Interessante é a questão das atribuições e competências para fixar os indicadores do volume processual adequado para cada juiz e unidade orgânica (contingentação), essenciais para a gestão do tribunal, definição de objetivos, avaliação e racionalização do serviço e dos meios. Esta atribuição e competência está prevista para o Conselho Superior dos Tribunais Administrativos e Fiscais - alínea m), n.º 2 do artigo 74.º novo ETAF - que apenas fará sentido quando os Tribunais tiverem um n.º suficiente de magistrados que permita que esta contingentação tenha utilidade prática, já que de pouco servirá determinar-se que desejavelmente um juiz das secções de administrativo não deva ter, na primeira instância, mais de 200 processos a cargo e que um juiz das secções de tributário não deva ter, desejavelmente, mais de 350 processos a cargo se a vida real impõe que os juízes das secções de administrativo, em muitos tribunais, tenham 300 e 400 processos pendentes a cargo e um juiz das secções de tributário tenha distribuídos 700 a 1000 processos pendentes a cargo!

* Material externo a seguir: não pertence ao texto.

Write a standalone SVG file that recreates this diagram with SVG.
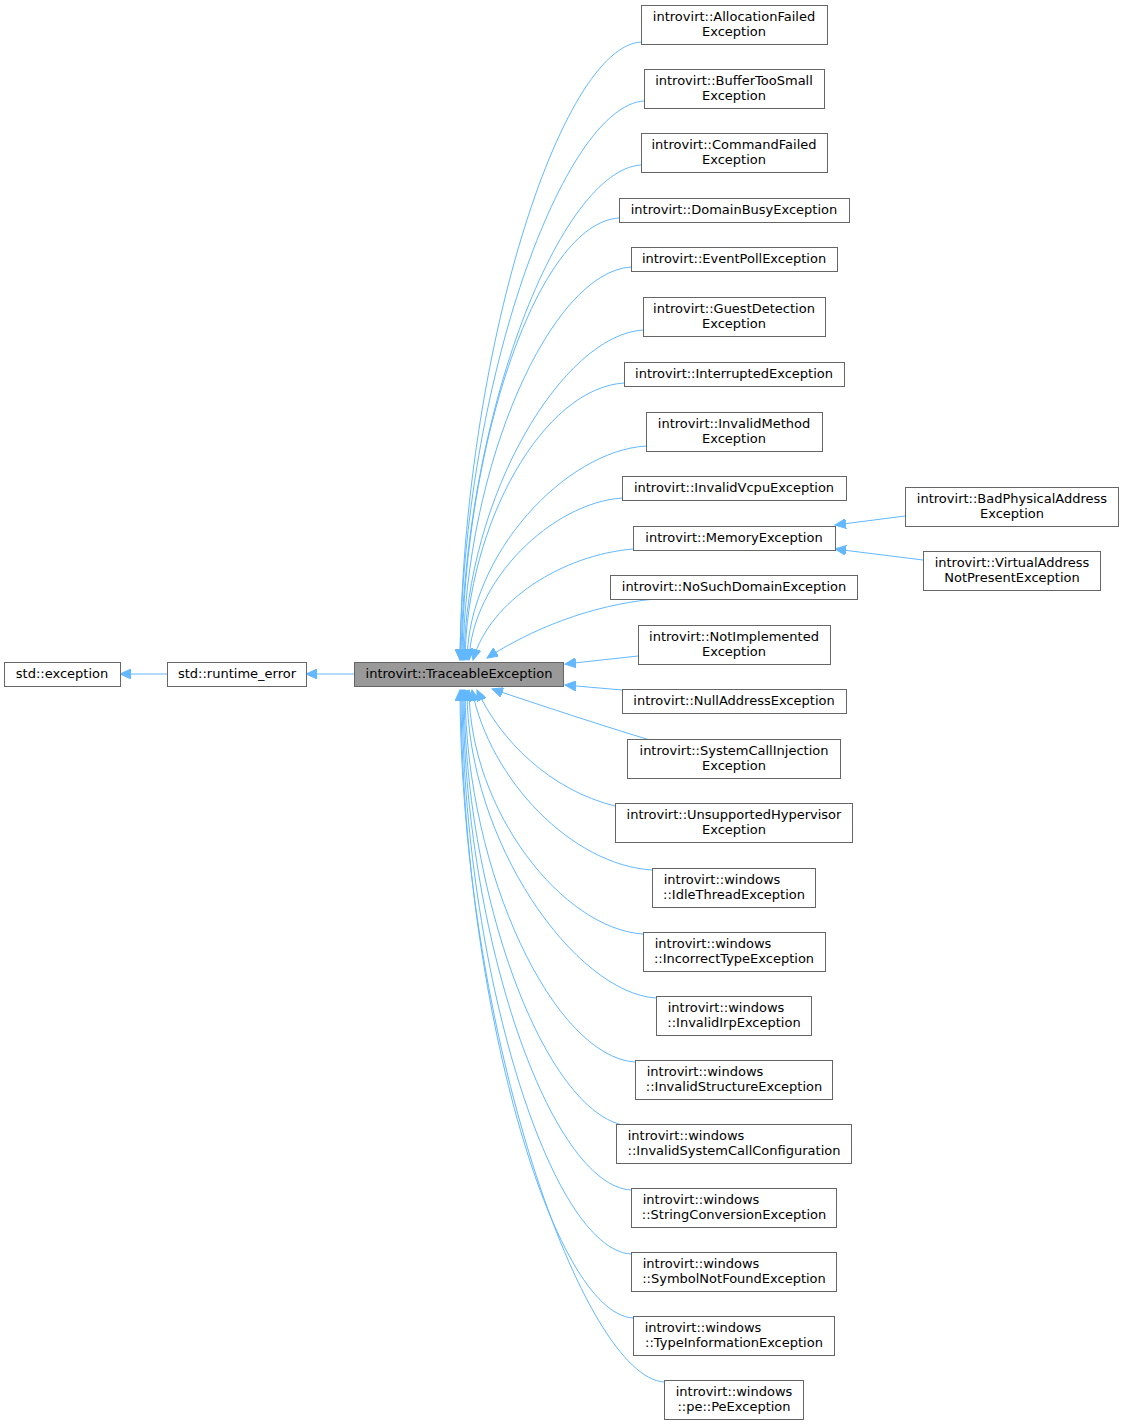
<svg xmlns="http://www.w3.org/2000/svg" width="1124" height="1425" viewBox="0 0 1124 1425">
<style>
rect{fill:#fff;stroke:#666;stroke-width:1}
text{font-family:"DejaVu Sans",sans-serif;font-size:13px;text-anchor:middle;fill:#000}
#edges path{fill:none;stroke:#63b8ff;stroke-width:1;marker-end:url(#a)}
</style>
<defs><marker id="a" markerUnits="userSpaceOnUse" markerWidth="12" markerHeight="10" refX="11" refY="5" orient="auto"><path d="M0,0 L11,5 L0,10 z" fill="#63b8ff" stroke="#63b8ff"/></marker></defs>
<rect width="1124" height="1425" style="fill:#fff;stroke:none"/>
<g id="edges">
<path d="M167,674 L120,674"/>
<path d="M354,674 L306,674"/>
<path d="M641,42 C561,47 463,351 460,660"/>
<path d="M644,101 C564,106 463,381 460,660"/>
<path d="M641,165 C561,170 464,413 461,660"/>
<path d="M619,218 C539,223 464,440 462,660"/>
<path d="M631,267 C551,272 465,464 463,660"/>
<path d="M643,330 C563,335 466,495 464,660"/>
<path d="M624,383 C544,388 467,522 465,660"/>
<path d="M646,446 C566,451 469,553 467,660"/>
<path d="M622,498 C552,503 472,580 469,660"/>
<path d="M633,549 C563,555 490,600 473,660"/>
<path d="M655,599 C590,605 530,630 487,658"/>
<path d="M638,656 L565,664"/>
<path d="M622,690 L565,685"/>
<path d="M650,740 C600,725 540,705 492,689"/>
<path d="M615,806 C550,790 500,740 477,690"/>
<path d="M652,870 C572,865 490,780 472,690"/>
<path d="M643,934 C563,929 470,811 469,690"/>
<path d="M656,998 C576,993 467,843 467,690"/>
<path d="M635,1062 C555,1057 466,875 465,690"/>
<path d="M630,1126 C550,1121 465,907 464,690"/>
<path d="M631,1190 C551,1185 464,939 463,690"/>
<path d="M631,1254 C551,1249 463,971 462,690"/>
<path d="M633,1318 C553,1313 462,1003 461,690"/>
<path d="M664,1382 C584,1377 461,1035 460,690"/>
<path d="M905,516 L835,525"/>
<path d="M923,560 L835,549"/>
</g>
<g id="n0"><rect x="4.5" y="662.5" width="116" height="24"/><text x="62" y="678">std::exception</text></g>
<g id="n1"><rect x="167.5" y="662.5" width="139" height="24"/><text x="237" y="678">std::runtime_error</text></g>
<g id="n2"><rect x="354.5" y="662.5" width="209" height="24" style="fill:#999"/><text x="459" y="678">introvirt::TraceableException</text></g>
<g id="n3"><rect x="641.5" y="5.5" width="186" height="39"/><text x="734" y="21">introvirt::AllocationFailed</text><text x="734" y="36">Exception</text></g>
<g id="n4"><rect x="644.5" y="69.5" width="180" height="39"/><text x="734" y="85">introvirt::BufferTooSmall</text><text x="734" y="100">Exception</text></g>
<g id="n5"><rect x="641.5" y="133.5" width="186" height="39"/><text x="734" y="149">introvirt::CommandFailed</text><text x="734" y="164">Exception</text></g>
<g id="n6"><rect x="619.5" y="198.5" width="230" height="24"/><text x="734" y="214">introvirt::DomainBusyException</text></g>
<g id="n7"><rect x="631.5" y="247.5" width="206" height="24"/><text x="734" y="263">introvirt::EventPollException</text></g>
<g id="n8"><rect x="643.5" y="297.5" width="182" height="39"/><text x="734" y="313">introvirt::GuestDetection</text><text x="734" y="328">Exception</text></g>
<g id="n9"><rect x="624.5" y="362.5" width="220" height="24"/><text x="734" y="378">introvirt::InterruptedException</text></g>
<g id="n10"><rect x="646.5" y="412.5" width="176" height="39"/><text x="734" y="428">introvirt::InvalidMethod</text><text x="734" y="443">Exception</text></g>
<g id="n11"><rect x="622.5" y="476.5" width="224" height="24"/><text x="734" y="492">introvirt::InvalidVcpuException</text></g>
<g id="n12"><rect x="633.5" y="526.5" width="202" height="24"/><text x="734" y="542">introvirt::MemoryException</text></g>
<g id="n13"><rect x="610.5" y="575.5" width="247" height="24"/><text x="734" y="591">introvirt::NoSuchDomainException</text></g>
<g id="n14"><rect x="638.5" y="625.5" width="192" height="39"/><text x="734" y="641">introvirt::NotImplemented</text><text x="734" y="656">Exception</text></g>
<g id="n15"><rect x="622.5" y="689.5" width="224" height="24"/><text x="734" y="705">introvirt::NullAddressException</text></g>
<g id="n16"><rect x="627.5" y="739.5" width="213" height="39"/><text x="734" y="755">introvirt::SystemCallInjection</text><text x="734" y="770">Exception</text></g>
<g id="n17"><rect x="615.5" y="803.5" width="237" height="39"/><text x="734" y="819">introvirt::UnsupportedHypervisor</text><text x="734" y="834">Exception</text></g>
<g id="n18"><rect x="652.5" y="868.5" width="163" height="39"/><text x="722" y="884">introvirt::windows</text><text x="734" y="899">::IdleThreadException</text></g>
<g id="n19"><rect x="643.5" y="932.5" width="182" height="39"/><text x="713" y="948">introvirt::windows</text><text x="734" y="963">::IncorrectTypeException</text></g>
<g id="n20"><rect x="656.5" y="996.5" width="155" height="39"/><text x="726" y="1012">introvirt::windows</text><text x="734" y="1027">::InvalidIrpException</text></g>
<g id="n21"><rect x="635.5" y="1060.5" width="197" height="39"/><text x="705" y="1076">introvirt::windows</text><text x="734" y="1091">::InvalidStructureException</text></g>
<g id="n22"><rect x="616.5" y="1124.5" width="235" height="39"/><text x="686" y="1140">introvirt::windows</text><text x="734" y="1155">::InvalidSystemCallConfiguration</text></g>
<g id="n23"><rect x="631.5" y="1188.5" width="205" height="39"/><text x="701" y="1204">introvirt::windows</text><text x="734" y="1219">::StringConversionException</text></g>
<g id="n24"><rect x="631.5" y="1252.5" width="205" height="39"/><text x="701" y="1268">introvirt::windows</text><text x="734" y="1283">::SymbolNotFoundException</text></g>
<g id="n25"><rect x="633.5" y="1316.5" width="201" height="39"/><text x="703" y="1332">introvirt::windows</text><text x="734" y="1347">::TypeInformationException</text></g>
<g id="n26"><rect x="664.5" y="1380.5" width="139" height="39"/><text x="734" y="1396">introvirt::windows</text><text x="734" y="1411">::pe::PeException</text></g>
<g id="n27"><rect x="905.5" y="487.5" width="213" height="39"/><text x="1012" y="503">introvirt::BadPhysicalAddress</text><text x="1012" y="518">Exception</text></g>
<g id="n28"><rect x="923.5" y="551.5" width="177" height="39"/><text x="1012" y="567">introvirt::VirtualAddress</text><text x="1012" y="582">NotPresentException</text></g>
</svg>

A sua utilidade apenas servirá para se perceber o limite em que os juízes se encontram a trabalhar!
Em todo o caso, como juiz, vejo como o início de uma boa oportunidade estas novas competências dos respetivos Conselhos Superiores, mas julgo também ser essencial fazer-se uma reflexão séria sobre algumas incongruências existentes para podermos contribuir para a sua melhoria.